As of November 1950 the public external debt of Nicaragua amounted to the equivalent of Unites States (US) $ 4.4 million. Nearly 80 percent or $3.5 million, of the obligation is composed of loans from the Bank of America ($2.4 million) and the Exim Bank ($1.1 million). The balance of $910,000 represents the principal outstanding on the sterling bonds of 1909 on which the application of sinking fund has been in default since 1946. In July 1894 the interest on 6 percent sterling loan of 1886 amounting to $285,000 for the development of railways fell into default and in 1895 a settlement of the debt was affected between the Government and the British Council of Foreign Bondholders. Between 1911-37 a succession of defaults occurred on the sterling loan of 1909. During the same period four debt settlement plans were put into operation with the consent of the Council.
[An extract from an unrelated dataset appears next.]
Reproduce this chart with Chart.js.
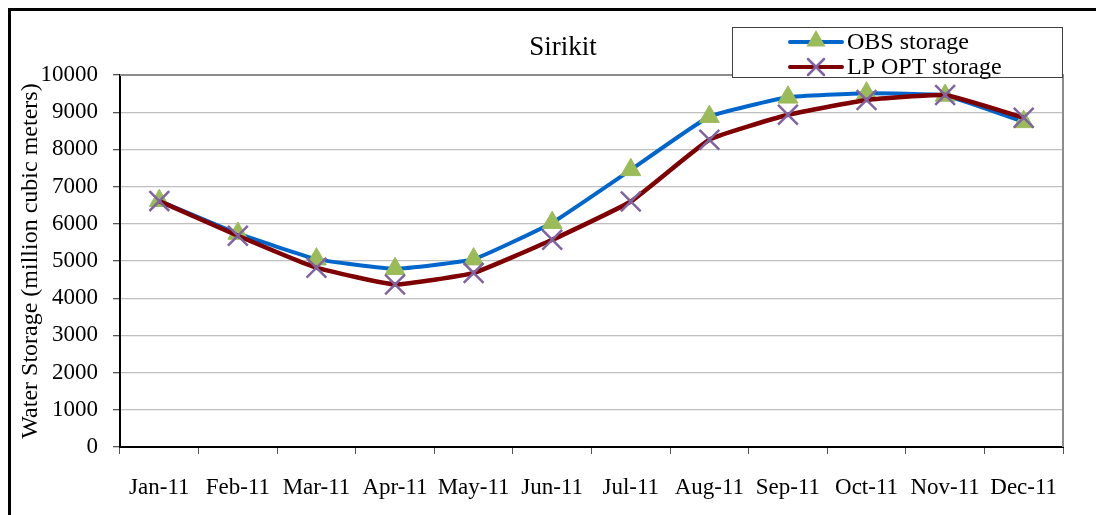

Commercial debts totaling $28 million had accumulated between 1935-37. This represented unpaid private imports taken over by the Government. Between 1938-50 three public external funded loans were incurred by Nicaragua. The first one, the $2 million 4 percent Exim Bank loan of 1939 for the construction of the Pan-American highway was fully repaid by early 1949; the other two, the export-import bank loan of 1941 and the Bank of America loan of 1947 are still outstanding.